§ EXTRACTED MATERIAL

========================================

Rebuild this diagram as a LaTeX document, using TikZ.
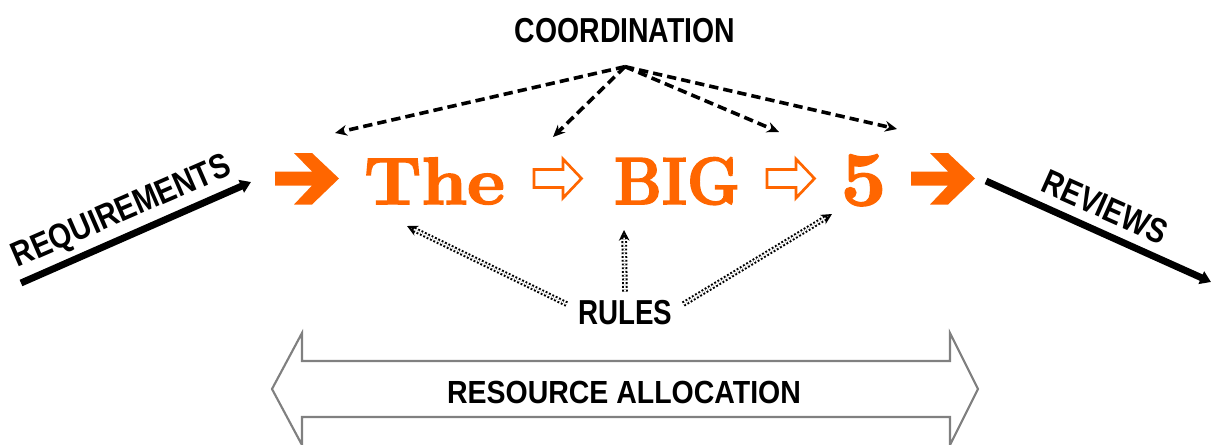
\documentclass[tikz,border=0pt]{standalone}
\usepackage{fontspec}
\setsansfont{Liberation Sans}
\newfontfamily\bigfont{Latin Modern Roman}[BoldFeatures={FakeBold=2.5}]
\usetikzlibrary{arrows.meta, positioning, calc}
\definecolor{bigorange}{RGB}{255, 102, 0}
\definecolor{allocgray}{RGB}{128, 128, 128}

\begin{document}
\begin{tikzpicture}[x=0.75pt, y=-0.75pt,
    caps/.style={font=\sffamily\bfseries\fontsize{26}{26}\selectfont, inner sep=2pt, anchor=base},
    word/.style={font=\bigfont\bfseries\fontsize{50}{50}\selectfont, text=bigorange, anchor=base, inner sep=0pt},
    coordarrow/.style={-{Stealth[length=9pt,width=8pt]}, line width=2.7pt, dash pattern=on 7pt off 3.8pt},
    rulearrow/.style={-{Stealth[open,length=8pt,width=8pt]}, line width=1.5pt, double=white, double distance=1.2pt, dash pattern=on 1.4pt off 1.4pt},
    flowarrow/.style={-{Triangle[length=8pt,width=10pt]}, line width=5.2pt},
    solidhead/.style={fill=bigorange},
    hollowhead/.style={draw=bigorange, line width=2pt},
  ]
  \useasboundingbox (0,0) rectangle (1212,444);

  % Labels
  \node[caps, xscale=0.82] (coord) at (625,42) {COORDINATION};
  \node[caps, xscale=0.8] (rules) at (625,324) {RULES};
  \node[caps, font=\sffamily\bfseries\fontsize{24}{24}\selectfont, xscale=0.89] (alloc) at (624,403) {RESOURCE ALLOCATION};
  \node[caps, rotate=23.5, xscale=0.84, anchor=center] (req) at (122,213) {REQUIREMENTS};
  \node[caps, rotate=-24, xscale=0.83, anchor=center] (rev) at (1105,207) {REVIEWS};

  % The BIG 5
  \node[word, xscale=1.1] (the) at (434.5,204) {The};
  \node[word, xscale=0.9] (big) at (677,204) {BIG};
  \node[word, xscale=1.2, yscale=1.15] (five) at (863.5,205) {5};

  % Orange arrows
  \foreach \x in {275,911}
    \fill[solidhead, shift={(\x,0)}] (0,171.5) -- (37,171.5) -- (19,153) -- (37,153) -- (64,178.5)
      -- (37,204.5) -- (19,204.5) -- (37,185.5) -- (0,185.5) -- cycle;
  \foreach \x in {0,233}
    \draw[hollowhead, shift={(\x,0)}] (534,169.5) -- (563,169.5) -- (563,159) -- (581.5,178.5)
      -- (563,198) -- (563,187.5) -- (534,187.5) -- cycle;

  % Coordination
  \coordinate (hub) at ([yshift=-18.5pt]coord.base);
  \coordinate (c1) at (335,133);
  \coordinate (c2) at (553,137);
  \coordinate (c3) at (779,132);
  \coordinate (c4) at (897,129);
  \foreach \t in {c1,c2,c3,c4}
    \draw[coordarrow] (hub) -- (\t);

  % Rules
  \coordinate (r1) at (407,226);
  \coordinate (r2) at (624,230);
  \coordinate (r3) at (832,214);
  \draw[rulearrow] ([shift={(-9,-8)}]rules.west) -- (r1);
  \draw[rulearrow] ([yshift=4pt]rules.north) -- (r2);
  \draw[rulearrow] ([shift={(9,-8)}]rules.east) -- (r3);

  % Requirements and reviews
  \coordinate (reqtail) at (21,283);
  \coordinate (reqtip) at (251,182);
  \coordinate (revtail) at (986,181);
  \coordinate (revtip) at (1211,282);
  \draw[flowarrow] (reqtail) -- (reqtip);
  \draw[flowarrow] (revtail) -- (revtip);

  % Resource allocation
  \draw[allocgray, line width=1.6pt, line join=miter]
    (302,361) -- (950,361) -- (950,333) -- (978,389) -- (950,445) -- (950,417)
    -- (302,417) -- (302,445) -- (272,389) -- (302,333) -- cycle;
\end{tikzpicture}
\end{document}
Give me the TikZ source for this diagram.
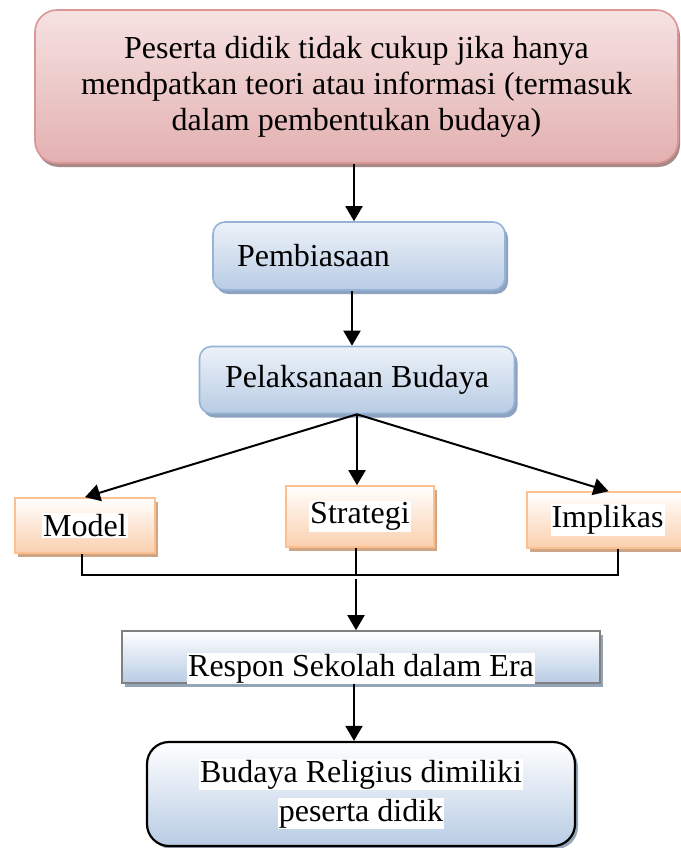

========================================

§ THE PROBLEM
Exactly as written, return every line of the listing, but not the pictures.

§ RESPONSE
Rebuild this diagram as a LaTeX document, using TikZ.
\documentclass[tikz,border=0pt]{standalone}
\usepackage{fontspec}
\setsansfont{Liberation Sans}
\newfontfamily\bigfont{Latin Modern Roman}[BoldFeatures={FakeBold=2.5}]
\usetikzlibrary{arrows.meta, positioning, calc}
\definecolor{bigorange}{RGB}{255, 102, 0}
\definecolor{allocgray}{RGB}{128, 128, 128}

\begin{document}
\begin{tikzpicture}[x=0.75pt, y=-0.75pt,
    caps/.style={font=\sffamily\bfseries\fontsize{26}{26}\selectfont, inner sep=2pt, anchor=base},
    word/.style={font=\bigfont\bfseries\fontsize{50}{50}\selectfont, text=bigorange, anchor=base, inner sep=0pt},
    coordarrow/.style={-{Stealth[length=9pt,width=8pt]}, line width=2.7pt, dash pattern=on 7pt off 3.8pt},
    rulearrow/.style={-{Stealth[open,length=8pt,width=8pt]}, line width=1.5pt, double=white, double distance=1.2pt, dash pattern=on 1.4pt off 1.4pt},
    flowarrow/.style={-{Triangle[length=8pt,width=10pt]}, line width=5.2pt},
    solidhead/.style={fill=bigorange},
    hollowhead/.style={draw=bigorange, line width=2pt},
  ]
  \useasboundingbox (0,0) rectangle (1212,444);

  % Labels
  \node[caps, xscale=0.82] (coord) at (625,42) {COORDINATION};
  \node[caps, xscale=0.8] (rules) at (625,324) {RULES};
  \node[caps, font=\sffamily\bfseries\fontsize{24}{24}\selectfont, xscale=0.89] (alloc) at (624,403) {RESOURCE ALLOCATION};
  \node[caps, rotate=23.5, xscale=0.84, anchor=center] (req) at (122,213) {REQUIREMENTS};
  \node[caps, rotate=-24, xscale=0.83, anchor=center] (rev) at (1105,207) {REVIEWS};

  % The BIG 5
  \node[word, xscale=1.1] (the) at (434.5,204) {The};
  \node[word, xscale=0.9] (big) at (677,204) {BIG};
  \node[word, xscale=1.2, yscale=1.15] (five) at (863.5,205) {5};

  % Orange arrows
  \foreach \x in {275,911}
    \fill[solidhead, shift={(\x,0)}] (0,171.5) -- (37,171.5) -- (19,153) -- (37,153) -- (64,178.5)
      -- (37,204.5) -- (19,204.5) -- (37,185.5) -- (0,185.5) -- cycle;
  \foreach \x in {0,233}
    \draw[hollowhead, shift={(\x,0)}] (534,169.5) -- (563,169.5) -- (563,159) -- (581.5,178.5)
      -- (563,198) -- (563,187.5) -- (534,187.5) -- cycle;

  % Coordination
  \coordinate (hub) at ([yshift=-18.5pt]coord.base);
  \coordinate (c1) at (335,133);
  \coordinate (c2) at (553,137);
  \coordinate (c3) at (779,132);
  \coordinate (c4) at (897,129);
  \foreach \t in {c1,c2,c3,c4}
    \draw[coordarrow] (hub) -- (\t);

  % Rules
  \coordinate (r1) at (407,226);
  \coordinate (r2) at (624,230);
  \coordinate (r3) at (832,214);
  \draw[rulearrow] ([shift={(-9,-8)}]rules.west) -- (r1);
  \draw[rulearrow] ([yshift=4pt]rules.north) -- (r2);
  \draw[rulearrow] ([shift={(9,-8)}]rules.east) -- (r3);

  % Requirements and reviews
  \coordinate (reqtail) at (21,283);
  \coordinate (reqtip) at (251,182);
  \coordinate (revtail) at (986,181);
  \coordinate (revtip) at (1211,282);
  \draw[flowarrow] (reqtail) -- (reqtip);
  \draw[flowarrow] (revtail) -- (revtip);

  % Resource allocation
  \draw[allocgray, line width=1.6pt, line join=miter]
    (302,361) -- (950,361) -- (950,333) -- (978,389) -- (950,445) -- (950,417)
    -- (302,417) -- (302,445) -- (272,389) -- (302,333) -- cycle;
\end{tikzpicture}
\end{document}
Give me the TikZ source for this diagram.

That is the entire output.